Why is Mining Difficulty Affecting Litecoin?
Litecoin is one of the oldest cryptocurrencies, launched back in 2011 when the industry was nowhere near the size it is today. It quickly established itself as one of the top cryptocurrencies, and still regularly ranks in or just outside of the top 10 coins by market cap.
However, Litecoin has been plagued by mining difficulties in recent times. What is the reason behind this? Could it affect the LTC price? Read this guide to find out.
What is Litecoin?
Before we can discuss why Litecoin mining has become more difficult and how it could be affecting the asset, first we need to go over just what Litecoin actually is and how it works.
Litecoin was designed as an alternative to Bitcoin, with its developers intending to recreate the positive aspects of the flagship crypto and improve on its shortcomings.
As with Bitcoin, transactions made using Litecoin are actioned through and stored on a peer-to-peer blockchain network. These transactions are recorded as blocks and added to the chain after being verified by users on the network.
Much like Bitcoin, Litecoin uses a proof of work consensus mechanism to verify new blocks on the chain. Users on the platform solve complex equations to authenticate transactions.
However, where Litecoin differs is in the system used to generate block hash codes. Bitcoin uses an algorithm called SHA-26, while Litecoin uses one called Scrypt. With Scrypt, blocks can be validated far more efficiently and with less computational power.
When a user successfully verifies a block on the chain, they are rewarded with new Litecoin, in a process known as mining. Given that block validation is easier on the Litecoin blockchain, the asset is popular among miners.
Litecoin Mining is Getting More Difficult
To verify blocks and mine for new cryptocurrency, users have to use computers to match hash codes generated by newly added blocks. Generating codes to match these hash codes requires a lot of power, and mining difficulty refers to the amount of time and power required to generate the correct code.
The difficulty of mining Litecoin has risen sharply, growing by 84% compared to this time last year. This makes it harder for users on the Litecoin blockchain to verify transactions and obtain freshly minted Litecoin.
It’s clear to see that Litecoin mining is getting more difficult, but why is this actually happening? The answer is because of the Litecoin halving.
What is the Litecoin Halving?
The Litecoin halving is an event that occurs after every 840,000 blocks have been verified, or roughly every four years. As the name might suggest, the halving reduces the amount of Litecoin awarded to miners by 50%. Currently, mining Litecoin offers a reward of 12.5 LTC. After the halving, miners will be awarded with a new total of 6.25 LTC.
The halving occurs to combat inflation. Cryptocurrencies like Litecoin are capped, which means no more are generated after a certain threshold has been reached, 84 million in Litecoin’s case.
What halving does is boost the scarcity of the asset, reducing the risk of inflation by addressing supply and demand issues that can be caused by too much Litecoin existing in circulation.
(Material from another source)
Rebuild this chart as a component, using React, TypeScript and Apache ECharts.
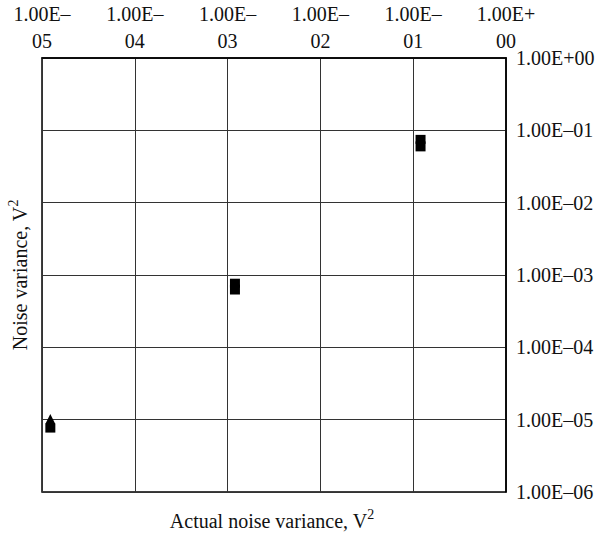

Too much Litecoin on the market will see the value drop, while too few will see the price skyrocket. The halving takes place to control the price and maintain a level of consistency.
What Does This Mean for the Litecoin Blockchain?
The idea of mining becoming more difficult sounds like a negative, but it can actually have a positive effect on the Litecoin blockchain.
Higher mining difficulty means that blocks are not being verified too quickly, maintaining a level of consistency and uniformity across the network. Additionally, more difficult mining works to put off hackers and cybercriminals who may attempt to compromise the blockchain, as doing so requires far more computational power and effort.
However, higher mining difficulty can also have a detrimental effect, especially if it lasts for an extended period. As mining requires more powerful computers, only a select few users will be able to successfully carry it out. This flies in the face of decentralization, a fundamental cornerstone of the blockchain philosophy, and could result in a number of users being alienated.
What’s more, higher mining difficulty can have an environmental impact. As more computer power is required to verify blocks, energy consumption and carbon emissions increase, which are major contributing factors to the climate crisis.
How will this affect the Litecoin Price?
In the past, halving events have often been preceded by bull runs, with prices rising as miners attempt to cash in on the higher rewards before they are scaled back.
When we look at the Litecoin price, we can see it has been on an upward trajectory over the course of the past 12 months. It’s up by 58.75% year-on-year, currently at a total of $85.06 compared to $53.58.
This is a clear indication that the halving is coming and demonstrates that the increasing difficulty of mining is having a positive effect on the price of Litecoin.
Litecoin mining is getting more difficult, but that isn’t necessarily a bad thing. As the halving approaches, we can expect to see the Litecoin price increase even further.